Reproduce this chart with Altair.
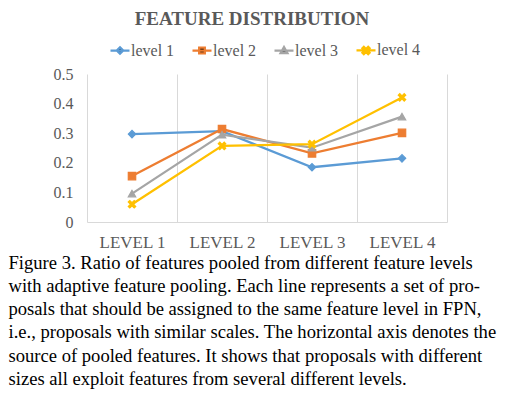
import altair as alt
import pandas as pd

categories = ["LEVEL 1", "LEVEL 2", "LEVEL 3", "LEVEL 4"]
series_names = ["level 1", "level 2", "level 3", "level 4"]
level1 = [0.297, 0.307, 0.185, 0.215]
level2 = [0.155, 0.314, 0.232, 0.301]
level3 = [0.096, 0.295, 0.251, 0.356]
level4 = [0.060, 0.257, 0.263, 0.421]
colors = ["#5B9BD5", "#ED7D31", "#A5A5A5", "#FFC000"]

caption_lines = [
    "Figure 3. Ratio of features pooled from different feature levels",
    "with adaptive feature pooling.  Each line represents a set of pro-",
    "posals that should be assigned to the same feature level in FPN,",
    "i.e., proposals with similar scales. The horizontal axis denotes the",
    "source of pooled features.  It shows that proposals with different",
    "sizes all exploit features from several different levels.",
]

rows = []
for name, vals in zip(series_names, [level1, level2, level3, level4]):
    for c, v in zip(categories, vals):
        rows.append({"source": c, "series": name, "ratio": v})
df = pd.DataFrame(rows)

XPATH = "M-1,-0.6L-0.6,-1L0,-0.4L0.6,-1L1,-0.6L0.4,0L1,0.6L0.6,1L0,0.4L-0.6,1L-1,0.6L-0.4,0Z"
plot_shapes = ["diamond", "square", "triangle-up", XPATH]
XSMALL = "M-0.38,-0.23L-0.23,-0.38L0,-0.15L0.23,-0.38L0.38,-0.23L0.15,0L0.38,0.23L0.23,0.38L0,0.15L-0.23,0.38L-0.38,0.23L-0.15,0Z"
legend_shapes = [
    "M-1,0H1M0,-0.34L0.34,0L0,0.34L-0.34,0Z",
    "M-1,0H1M-0.3,-0.3H0.3V0.3H-0.3Z",
    "M-1,0H1M0,-0.36L0.36,0.28H-0.36Z",
    "M-1,0H1" + XSMALL,
]

serif = "Liberation Serif"
grey_text = "#595959"
grid_col = "#D9D9D9"

x_enc = alt.X(
    "source:N",
    sort=categories,
    scale=alt.Scale(paddingInner=0, paddingOuter=0),
    axis=alt.Axis(
        title=caption_lines,
        titleFont=serif,
        titleFontSize=18.6,
        titleFontWeight="normal",
        titleColor="#000000",
        titleLineHeight=23.3,
        titleAlign="left",
        titleAnchor="start",
        titleBaseline="alphabetic",
        titleX=-79,
        titleY=46,
        titleLimit=700,
        labelFont=serif,
        labelFontSize=17,
        labelColor=grey_text,
        labelAngle=0,
        labelPadding=12,
        labelBaseline="top",
        ticks=False,
        domain=True,
        domainColor=grid_col,
        domainWidth=1,
        grid=True,
        gridColor=grid_col,
        gridWidth=1,
        tickBand="extent",
    ),
)
y_enc = alt.Y(
    "ratio:Q",
    scale=alt.Scale(domain=[0, 0.5], nice=False),
    axis=alt.Axis(
        title=None,
        values=[0, 0.1, 0.2, 0.3, 0.4, 0.5],
        format=".1~f",
        labelFont=serif,
        labelFontSize=16,
        labelColor=grey_text,
        labelPadding=14,
        ticks=False,
        domain=False,
        grid=False,
    ),
)
color_scale = alt.Scale(domain=series_names, range=colors)

lines = alt.Chart(df).mark_line(strokeWidth=2.25).encode(
    x=x_enc,
    y=y_enc,
    color=alt.Color("series:N", scale=color_scale, legend=None),
)

points = alt.Chart(df).mark_point(filled=True, size=55, opacity=1, strokeWidth=1.2).encode(
    x=x_enc,
    y=y_enc,
    color=alt.Color("series:N", scale=color_scale, legend=None),
    stroke=alt.Stroke("series:N", scale=color_scale, legend=None),
    shape=alt.Shape("series:N", scale=alt.Scale(domain=series_names, range=plot_shapes), legend=None),
)

legend_layer = alt.Chart(df).transform_filter("false").mark_point(filled=True, strokeWidth=2.25, opacity=1).encode(
    fill=alt.Fill("series:N", scale=alt.Scale(domain=series_names, range=colors), legend=alt.Legend(title=None)),
    stroke=alt.Stroke("series:N", scale=alt.Scale(domain=series_names, range=colors), legend=alt.Legend(title=None)),
    shape=alt.Shape(
        "series:N",
        scale=alt.Scale(domain=series_names, range=legend_shapes),
        legend=alt.Legend(
            title=None,
            orient="none",
            direction="horizontal",
            legendX=22,
            legendY=-35,
            symbolSize=361,
            symbolStrokeWidth=2.25,
            labelFont=serif,
            labelFontSize=16,
            labelColor=grey_text,
            labelOffset=0,
            columnPadding=13,
            padding=0,
        ),
    ),
)

chart = (
    alt.layer(lines, points, legend_layer)
    .resolve_scale(shape="independent", stroke="independent")
    .properties(
        width=360,
        height=148,
        padding={"left": 79, "top": 66, "right": 55, "bottom": 168},
        autosize=alt.AutoSizeParams(type="none"),
        title=alt.TitleParams(
            "FEATURE DISTRIBUTION",
            font=serif,
            fontSize=19,
            fontWeight="bold",
            color=grey_text,
            anchor="middle",
            dx=-15,
            dy=-6,
        ),
    )
    .configure_view(stroke=None)
    .configure_legend(symbolType="circle")
)

chart.save("out.html", embed_options={"renderer": "svg", "actions": False})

> Request
Without including any picture, repeat the data exactly.

> Result for this task
Reproduce this chart with Altair.
import altair as alt
import pandas as pd

categories = ["LEVEL 1", "LEVEL 2", "LEVEL 3", "LEVEL 4"]
series_names = ["level 1", "level 2", "level 3", "level 4"]
level1 = [0.297, 0.307, 0.185, 0.215]
level2 = [0.155, 0.314, 0.232, 0.301]
level3 = [0.096, 0.295, 0.251, 0.356]
level4 = [0.060, 0.257, 0.263, 0.421]
colors = ["#5B9BD5", "#ED7D31", "#A5A5A5", "#FFC000"]

caption_lines = [
    "Figure 3. Ratio of features pooled from different feature levels",
    "with adaptive feature pooling.  Each line represents a set of pro-",
    "posals that should be assigned to the same feature level in FPN,",
    "i.e., proposals with similar scales. The horizontal axis denotes the",
    "source of pooled features.  It shows that proposals with different",
    "sizes all exploit features from several different levels.",
]

rows = []
for name, vals in zip(series_names, [level1, level2, level3, level4]):
    for c, v in zip(categories, vals):
        rows.append({"source": c, "series": name, "ratio": v})
df = pd.DataFrame(rows)

XPATH = "M-1,-0.6L-0.6,-1L0,-0.4L0.6,-1L1,-0.6L0.4,0L1,0.6L0.6,1L0,0.4L-0.6,1L-1,0.6L-0.4,0Z"
plot_shapes = ["diamond", "square", "triangle-up", XPATH]
XSMALL = "M-0.38,-0.23L-0.23,-0.38L0,-0.15L0.23,-0.38L0.38,-0.23L0.15,0L0.38,0.23L0.23,0.38L0,0.15L-0.23,0.38L-0.38,0.23L-0.15,0Z"
legend_shapes = [
    "M-1,0H1M0,-0.34L0.34,0L0,0.34L-0.34,0Z",
    "M-1,0H1M-0.3,-0.3H0.3V0.3H-0.3Z",
    "M-1,0H1M0,-0.36L0.36,0.28H-0.36Z",
    "M-1,0H1" + XSMALL,
]

serif = "Liberation Serif"
grey_text = "#595959"
grid_col = "#D9D9D9"

x_enc = alt.X(
    "source:N",
    sort=categories,
    scale=alt.Scale(paddingInner=0, paddingOuter=0),
    axis=alt.Axis(
        title=caption_lines,
        titleFont=serif,
        titleFontSize=18.6,
        titleFontWeight="normal",
        titleColor="#000000",
        titleLineHeight=23.3,
        titleAlign="left",
        titleAnchor="start",
        titleBaseline="alphabetic",
        titleX=-79,
        titleY=46,
        titleLimit=700,
        labelFont=serif,
        labelFontSize=17,
        labelColor=grey_text,
        labelAngle=0,
        labelPadding=12,
        labelBaseline="top",
        ticks=False,
        domain=True,
        domainColor=grid_col,
        domainWidth=1,
        grid=True,
        gridColor=grid_col,
        gridWidth=1,
        tickBand="extent",
    ),
)
y_enc = alt.Y(
    "ratio:Q",
    scale=alt.Scale(domain=[0, 0.5], nice=False),
    axis=alt.Axis(
        title=None,
        values=[0, 0.1, 0.2, 0.3, 0.4, 0.5],
        format=".1~f",
        labelFont=serif,
        labelFontSize=16,
        labelColor=grey_text,
        labelPadding=14,
        ticks=False,
        domain=False,
        grid=False,
    ),
)
color_scale = alt.Scale(domain=series_names, range=colors)

lines = alt.Chart(df).mark_line(strokeWidth=2.25).encode(
    x=x_enc,
    y=y_enc,
    color=alt.Color("series:N", scale=color_scale, legend=None),
)

points = alt.Chart(df).mark_point(filled=True, size=55, opacity=1, strokeWidth=1.2).encode(
    x=x_enc,
    y=y_enc,
    color=alt.Color("series:N", scale=color_scale, legend=None),
    stroke=alt.Stroke("series:N", scale=color_scale, legend=None),
    shape=alt.Shape("series:N", scale=alt.Scale(domain=series_names, range=plot_shapes), legend=None),
)

legend_layer = alt.Chart(df).transform_filter("false").mark_point(filled=True, strokeWidth=2.25, opacity=1).encode(
    fill=alt.Fill("series:N", scale=alt.Scale(domain=series_names, range=colors), legend=alt.Legend(title=None)),
    stroke=alt.Stroke("series:N", scale=alt.Scale(domain=series_names, range=colors), legend=alt.Legend(title=None)),
    shape=alt.Shape(
        "series:N",
        scale=alt.Scale(domain=series_names, range=legend_shapes),
        legend=alt.Legend(
            title=None,
            orient="none",
            direction="horizontal",
            legendX=22,
            legendY=-35,
            symbolSize=361,
            symbolStrokeWidth=2.25,
            labelFont=serif,
            labelFontSize=16,
            labelColor=grey_text,
            labelOffset=0,
            columnPadding=13,
            padding=0,
        ),
    ),
)

chart = (
    alt.layer(lines, points, legend_layer)
    .resolve_scale(shape="independent", stroke="independent")
    .properties(
        width=360,
        height=148,
        padding={"left": 79, "top": 66, "right": 55, "bottom": 168},
        autosize=alt.AutoSizeParams(type="none"),
        title=alt.TitleParams(
            "FEATURE DISTRIBUTION",
            font=serif,
            fontSize=19,
            fontWeight="bold",
            color=grey_text,
            anchor="middle",
            dx=-15,
            dy=-6,
        ),
    )
    .configure_view(stroke=None)
    .configure_legend(symbolType="circle")
)

chart.save("out.html", embed_options={"renderer": "svg", "actions": False})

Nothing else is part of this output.